Título: De cidadão comum a celebridade em duas semanas
Autor: Rosa Costa
Fonte: O Estado de São Paulo, 28/03/2006, Nacional, p. A8

Apesar do jeito simples, das roupas modestíssimas e da total ausência de brilho na oratória, o caseiro Francenildo dos Santos Costa, já virou personalidade política das mais comentadas. Desde sua entrevista ao Estado, no dia 14, quando contradisse abertamente o então ministro da Fazenda, Antonio Palocci, ele tem sido tema de debates, homenagens e citações por todo o País. Na quinta-feira, ele será o principal convidado de um ato público que a OAB e o Movimento da Indignação à Ação vão promover em São Paulo, pela dignidade na política.

Na internet, já surgiram 12 comunidades dedicadas a ele no site de relacionamentos Orkut. A maioria delas é abertamente favorável ao caseiro. Na comunidade chamada Obrigado Nildo, Caseiro 10, a dona de casa Cleide Francez Ferreira, de 54 anos, dois filhos, definiu Nildo como "cidadão exemplar, cidadão coragem, brasileiro com muito orgulho".

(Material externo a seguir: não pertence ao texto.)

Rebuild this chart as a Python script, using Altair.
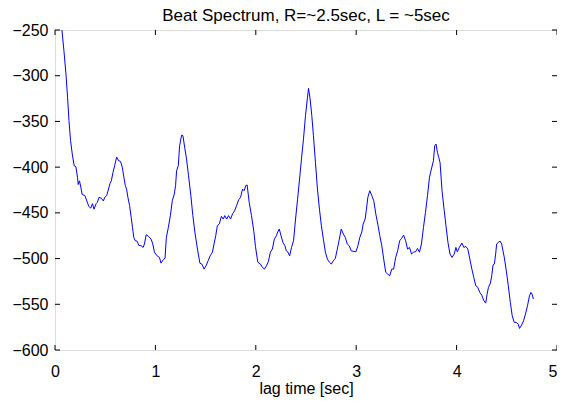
import altair as alt
import pandas as pd

lag_time = [
    0.069, 0.089, 0.109, 0.125, 0.139, 0.155, 0.172, 0.191, 0.208, 0.224,
    0.231, 0.244, 0.257, 0.271, 0.297, 0.317, 0.337, 0.356, 0.373, 0.389,
    0.409, 0.422, 0.439, 0.462, 0.482, 0.495, 0.515, 0.528, 0.548, 0.561,
    0.578, 0.594, 0.614, 0.634, 0.653, 0.670, 0.686, 0.700, 0.713, 0.726,
    0.743, 0.759, 0.772, 0.785, 0.799, 0.818, 0.835, 0.858, 0.878, 0.891,
    0.908, 0.931, 0.957, 0.974, 0.990, 1.017, 1.040, 1.056, 1.079, 1.096,
    1.109, 1.129, 1.149, 1.168, 1.188, 1.201, 1.211, 1.228, 1.241, 1.261,
    1.274, 1.294, 1.310, 1.330, 1.353, 1.373, 1.393, 1.419, 1.443, 1.462,
    1.485, 1.505, 1.525, 1.545, 1.568, 1.584, 1.601, 1.617, 1.637, 1.657,
    1.677, 1.690, 1.710, 1.729, 1.749, 1.769, 1.789, 1.809, 1.829, 1.848,
    1.868, 1.884, 1.901, 1.914, 1.934, 1.957, 1.980, 1.997, 2.020, 2.046,
    2.066, 2.086, 2.106, 2.125, 2.145, 2.165, 2.185, 2.205, 2.218, 2.234,
    2.251, 2.270, 2.290, 2.304, 2.320, 2.337, 2.356, 2.376, 2.396, 2.416,
    2.436, 2.455, 2.475, 2.495, 2.515, 2.525, 2.541, 2.558, 2.574, 2.594,
    2.614, 2.634, 2.653, 2.673, 2.693, 2.713, 2.733, 2.752, 2.772, 2.792,
    2.812, 2.832, 2.851, 2.871, 2.891, 2.911, 2.931, 2.950, 2.970, 2.997,
    3.017, 3.036, 3.056, 3.069, 3.089, 3.102, 3.116, 3.135, 3.155, 3.175,
    3.195, 3.215, 3.235, 3.255, 3.274, 3.294, 3.314, 3.334, 3.354, 3.373,
    3.393, 3.413, 3.433, 3.452, 3.472, 3.492, 3.512, 3.531, 3.551, 3.571,
    3.591, 3.611, 3.630, 3.650, 3.670, 3.690, 3.710, 3.730, 3.749, 3.769,
    3.782, 3.795, 3.809, 3.822, 3.835, 3.855, 3.875, 3.894, 3.914, 3.934,
    3.954, 3.977, 3.993, 4.007, 4.027, 4.053, 4.072, 4.092, 4.112, 4.132,
    4.152, 4.171, 4.191, 4.211, 4.231, 4.251, 4.271, 4.290, 4.304, 4.317,
    4.337, 4.350, 4.363, 4.376, 4.389, 4.399, 4.416, 4.433, 4.449, 4.462,
    4.475, 4.495, 4.515, 4.535, 4.554, 4.574, 4.594, 4.614, 4.627, 4.647,
    4.667, 4.686, 4.706, 4.726, 4.740, 4.752, 4.765,
]

beat_spectrum = [
    -250.0, -272.6, -298.0, -323.6, -349.0, -371.0, -385.7, -398.5, -399.6, -411.0,
    -419.0, -415.0, -422.0, -430.0, -431.0, -437.0, -443.0, -444.8, -440.0, -446.0,
    -440.0, -438.5, -433.0, -434.0, -437.0, -433.0, -431.0, -426.0, -417.7, -415.0,
    -405.7, -398.5, -389.0, -393.0, -393.7, -400.0, -411.0, -420.0, -424.0, -433.0,
    -442.0, -455.0, -466.0, -477.0, -480.5, -481.0, -485.6, -486.0, -487.8, -484.0,
    -474.0, -475.7, -478.7, -484.0, -493.0, -497.0, -498.7, -505.0, -501.0, -499.7,
    -476.8, -466.0, -453.0, -436.8, -429.5, -420.0, -404.0, -398.5, -376.6, -365.0,
    -365.6, -380.0, -391.0, -409.4, -431.0, -453.0, -471.0, -489.6, -505.0, -506.0,
    -511.5, -507.8, -502.4, -497.0, -493.0, -484.0, -475.0, -464.0, -462.0, -453.8,
    -456.8, -453.0, -456.8, -453.0, -456.8, -451.0, -447.7, -442.0, -435.7, -433.0,
    -424.0, -425.8, -420.0, -419.6, -438.5, -453.0, -470.0, -487.0, -504.0, -506.0,
    -509.6, -511.5, -508.0, -503.5, -493.0, -489.6, -478.7, -475.0, -471.0, -467.7,
    -475.0, -482.3, -486.0, -491.5, -493.0, -497.0, -487.8, -480.5, -456.8, -435.0,
    -413.0, -391.0, -369.0, -343.8, -323.6, -313.8, -325.5, -343.8, -365.6, -394.8,
    -424.0, -446.0, -464.0, -478.7, -493.0, -500.6, -504.0, -506.0, -502.4, -499.8,
    -489.6, -478.7, -467.7, -473.0, -476.8, -484.0, -486.0, -491.5, -492.0, -492.6,
    -486.0, -476.8, -471.0, -462.3, -456.8, -446.0, -433.0, -425.8, -431.0, -436.8,
    -451.0, -462.3, -475.0, -486.0, -500.6, -515.0, -517.0, -518.8, -511.5, -511.5,
    -498.7, -491.5, -480.5, -478.0, -474.3, -480.5, -489.6, -487.8, -495.0, -493.0,
    -492.6, -488.9, -493.0, -484.0, -466.0, -449.5, -431.3, -411.0, -402.0, -393.0,
    -376.6, -374.7, -383.8, -389.3, -394.8, -425.8, -446.0, -464.0, -482.3, -495.0,
    -498.7, -495.0, -487.8, -492.6, -487.8, -483.0, -487.8, -486.7, -489.6, -500.6,
    -511.5, -520.6, -529.7, -531.5, -537.0, -540.0, -546.0, -548.7, -538.9, -531.5,
    -526.8, -518.8, -507.0, -506.0, -495.0, -484.0, -482.3, -480.9, -484.0, -491.5,
    -498.7, -513.4, -529.7, -548.0, -562.6, -569.8, -569.8, -571.7, -576.4, -572.8,
    -568.0, -560.7, -551.7, -540.7, -537.0, -538.9, -544.3,
]

x_ticks = [0, 1, 2, 3, 4, 5]
y_ticks = [-600, -550, -500, -450, -400, -350, -300, -250]

W, H = 502, 320
FONT = "Liberation Sans"
TICK = 5

df = pd.DataFrame({"lag": lag_time, "val": beat_spectrum})
xt = pd.DataFrame({"t": x_ticks})
yt = pd.DataFrame({"t": y_ticks})

xscale = alt.Scale(domain=[0, 5], nice=False, zero=False)
yscale = alt.Scale(domain=[-600, -250], nice=False, zero=False)

line = alt.Chart(df).mark_line(color="#0000ff", strokeWidth=1, clip=True).encode(
    x=alt.X("lag:Q", scale=xscale,
            axis=alt.Axis(values=x_ticks, format="d", title="lag time [sec]",
                          ticks=False, domain=False, grid=False, labelPadding=13,
                          labelFontSize=16, titleFontSize=16, labelFont=FONT,
                          titleFont=FONT, titleFontWeight="normal",
                          labelColor="black", titleColor="black", titlePadding=1,
                          labelFlush=False,
                          labelAlign=alt.ExprRef("datum.value == 5 ? 'right' : 'center'"))),
    y=alt.Y("val:Q", scale=yscale,
            axis=alt.Axis(values=y_ticks, format="d", title=None, ticks=False,
                          domain=False, grid=False, labelPadding=7,
                          labelFontSize=16, labelFont=FONT, labelColor="black",
                          labelFlush=False)),
)

bottom = alt.Chart(xt).mark_rule(color="black", strokeWidth=1).encode(
    x=alt.X("t:Q", scale=xscale), y=alt.value(H), y2=alt.value(H - TICK))
top = alt.Chart(xt).mark_rule(color="black", strokeWidth=1).encode(
    x=alt.X("t:Q", scale=xscale), y=alt.value(0), y2=alt.value(TICK))
left = alt.Chart(yt).mark_rule(color="black", strokeWidth=1).encode(
    y=alt.Y("t:Q", scale=yscale), x=alt.value(0), x2=alt.value(TICK))
right = alt.Chart(yt).mark_rule(color="black", strokeWidth=1).encode(
    y=alt.Y("t:Q", scale=yscale), x=alt.value(W), x2=alt.value(W - TICK))

chart = alt.layer(line, bottom, top, left, right).properties(
    width=W, height=H,
    title=alt.TitleParams("Beat Spectrum, R=~2.5sec, L = ~5sec", font=FONT,
                          fontSize=17, fontWeight="normal", color="black",
                          anchor="middle", frame="group", baseline="alphabetic",
                          offset=0, dy=16),
    autosize=alt.AutoSizeParams(type="none"),
    padding={"left": 47, "top": 22, "right": 0, "bottom": 47},
).configure_view(stroke="black", strokeWidth=1).configure(background="white")

chart.save("out.html", embed_options={"renderer": "svg", "actions": False})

A indignação pelo fato de ele ter passado de testemunha a acusado e de ter seus direitos violados já levou mais de um internauta a propor o boicote à Caixa Econômica Federal. Um deles até sugeriu o slogan para a campanha: "Sai da Caixa você também."

Um comerciante de Curitiba, dono de uma loja de produtos para surfistas, fez a seguinte introdução para a comunidade que criou há pouco: "É para todos que acreditam mais nas pessoas simples do que nos engravatados."

A idéia do homem simples e anônimo que, com um gesto corajoso e desinteressado pode mudar o rumo das coisas, é quase onipresente. O criador da comunidade Francenildo, o Governo o Calou, que se identifica como Esdras Bittencourt, disse que sentiu vergonha pelo fato de o caseiro não ter sido ouvido no Congresso: "Numa Casa onde até a dona de um bordel pode falar, um caseiro, trabalhador, teve seu direito de cidadão proibido, por saber demais."

A tendência das comunidades no Orkut pode ser identificada quase sempre pelo título. Como este: Francenildo É o Cara. Mas há casos em que a primeira impressão engana. O criador da comunidade Francenildo para Presidente faz a seguinte pergunta aos participantes: "Qual seria o nome do partido do Francenildo?" E responde: "PCD - Partido dos Caseiros Dedos-Duros."

A coloração partidária das comunidades é marcante, com predominância de grupos simpáticos ao PSDB. Os ataques ao caseiro provêm quase invariavelmente de internautas favoráveis ao PT, para quem Nildo faria parte de um esquema destinado a desestabilizar o governo do presidente Luiz Inácio Lula da Silva.

O criador da comunidade Quero Ser Irmão do Francenildo ironiza o caseiro, por causa do dinheiro depositado na conta dele por seu suposto pai biológico: "Também quero 38 mil."

As intervenções não passam por filtro nenhum - o que significa que sobram preconceitos e insultos cabeludos, alguns irreproduzíveis. Para a senhora Cleide, descontados os excessos, trata-se de um espaço democrático, onde todo mundo pode expor abertamente o que pensa.

De modo geral, a situação de Nildo lembra a de outro cidadão comum, Francisco Eriberto Freire de França, que era motorista do Planalto em 1992 e contradisse o então presidente Fernando Collor, também numa entrevista à imprensa.

Ao revelar detalhes do esquema de corrupção chefiado por Paulo César Farias, o PC, ele precipitou a derrubada do homem com maiores poderes na República e viveu dias inesquecíveis. Foi capa de revista, recebeu aplausos calorosos no plenário da Câmara e chegou a ser apontado como um exemplo de coragem para o País.

Na época, quem chefiava a tropa de choque de Collor, interessada em silenciar Eriberto a qualquer preço, era o deputado Roberto Jefferson, do PTB. Um dos maiores defensores do direito de o motorista falar e acusar o presidente era o deputado José Genoino, então um dos expoentes da bancada petista no Congresso. Sempre que podia, Genoino lembrava o fato emblemático de Eriberto ser alguém do povo.

Vale lembrar uma das frases mais repetidas por Genoino, quando Collor estava na iminência de desabar: "É a vingança dos descamisados. Eles elegeram Collor, agora um deles vai derrubá-lo."